I keep getting the same question from friends and family, is winter over? Any other year I would say no, because as we well know, March is a nasty month in Montreal with historically the biggest and wildest storms (1971, 1993 and others). This year however, I am inclined to say yes. There is just no serious winter weather anywhere in Canada, with perhaps the exception of a small area of Atlantic Canada in the last week or so. Montreal remains stuck at about 7cm of snow for the month, not even 3 inches!. Yes I know a southern storm over the weekend dumped up to 10 inches of wet snow in Tennessee and Kentucky as well as western parts of the Carolina's and Virginia, but these are fluke events. It will warm into the 60's (above 16C) early this week in those same regions, that is not winter. The same holds true for our region, I feel any snowstorm that may occur over the next month will be a fluke, a system coming up the east coast catching us on the backside or perhaps a wet snow event as temperatures cool overnight.
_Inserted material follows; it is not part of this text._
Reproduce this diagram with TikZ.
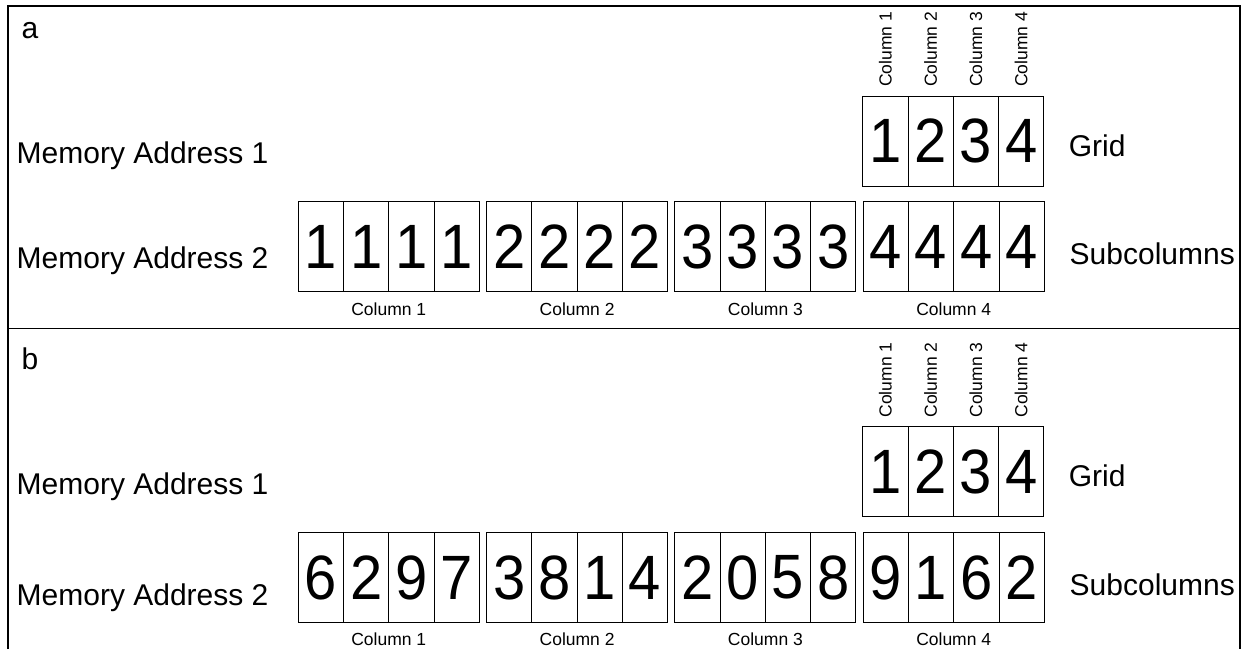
\documentclass[tikz,border=0pt]{standalone}
\usepackage{fontspec}
\setmainfont{Liberation Sans}
\newcommand\dig[1]{\scalebox{1}[1.08]{#1}}
\begin{document}
\begin{tikzpicture}[x=1pt,y=-1pt,
  cell/.style={draw, line width=0.9pt, minimum width=45.25pt, minimum height=90pt,
    inner sep=0pt, outer sep=0pt, anchor=north west, font=\fontsize{58}{58}\selectfont},
  lab/.style={inner sep=0pt, font=\fontsize{17.5}{17.5}\selectfont},
  big/.style={inner sep=0pt, anchor=base west, font=\fontsize{30}{30}\selectfont},
  frame/.style={line width=1.1pt}]
\useasboundingbox (0,0) rectangle (1243,649);
% frame
\draw[frame] (8,649) -- (8,6) -- (1240,6) -- (1240,649);
\draw[frame] (8,328.3) -- (1240,328.3);

% ---------- panel a ----------
\node[big] (a-lab) at (21.5,38.3) {a};
\node[big] (a-m1) at (16.5,163.3) {Memory Address 1};
\node[big] (a-m2) at (16.5,268.3) {Memory Address 2};
\node[big] (a-grid) at (1068.6,156.7) {Grid};
\node[big] (a-sub) at (1069.5,264) {Subcolumns};
\foreach \i in {1,...,4} {
  \node[cell] (a-g\i) at ({862.7+45.3*(\i-1)},96) {\dig{\i}};
  \node[lab, rotate=90, anchor=west] (a-gl\i) at ([yshift=9pt]a-g\i.north) {Column \i};
}
\foreach \g/\list in {1/{1,1,1,1},2/{2,2,2,2},3/{3,3,3,3},4/{4,4,4,4}} {
  \foreach \d [count=\i] in \list {
    \node[cell] (a-s\g-\i) at ({298.3+188.3*(\g-1)+45.25*(\i-1)},201.5) {\dig{\d}};
  }
  \node[lab, anchor=base] (a-c\g) at ({298.3+188.3*(\g-1)+90.5},315) {Column \g};
}

% ---------- panel b ----------
\node[big] (b-lab) at (21.5,369) {b};
\node[big] (b-m1) at (16.5,494) {Memory Address 1};
\node[big] (b-m2) at (16.5,605) {Memory Address 2};
\node[big] (b-grid) at (1068.6,486) {Grid};
\node[big] (b-sub) at (1069.5,595) {Subcolumns};
\foreach \i in {1,...,4} {
  \node[cell] (b-g\i) at ({862.7+45.3*(\i-1)},426.7) {\dig{\i}};
  \node[lab, rotate=90, anchor=west] (b-gl\i) at ([yshift=9pt]b-g\i.north) {Column \i};
}
\foreach \g/\list in {1/{6,2,9,7},2/{3,8,1,4},3/{2,0,5,8},4/{9,1,6,2}} {
  \foreach \d [count=\i] in \list {
    \node[cell] (b-s\g-\i) at ({298.3+188.3*(\g-1)+45.25*(\i-1)},532.5) {\dig{\d}};
  }
  \node[lab, anchor=base] (b-c\g) at ({298.3+188.3*(\g-1)+90.5},645) {Column \g};
}
\end{tikzpicture}
\end{document}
There is no cold air forecast this week with sunny skies today and Tuesday and highs at or above freezing. A frontal system will bring rain by late in the week before a strong cold front moves across the region late Friday. That cold air may produce a little snow, but more mild air is forecast by early next week.
Heavy snow and fog along I-75 in Tennessee on Sunday produced numerous accidents including this multiple vehicle incident that injured 60 motorists, 5 seriously.
The storm in the deep south yesterday is moving out to sea this morning well south of New England and Quebec. It produced a swath of snow that created dangerous driving and many accidents. The storm also cut power to thousands. Winds along the coast created coastal flooding in in portions of the middle Atlantic and North Carolina.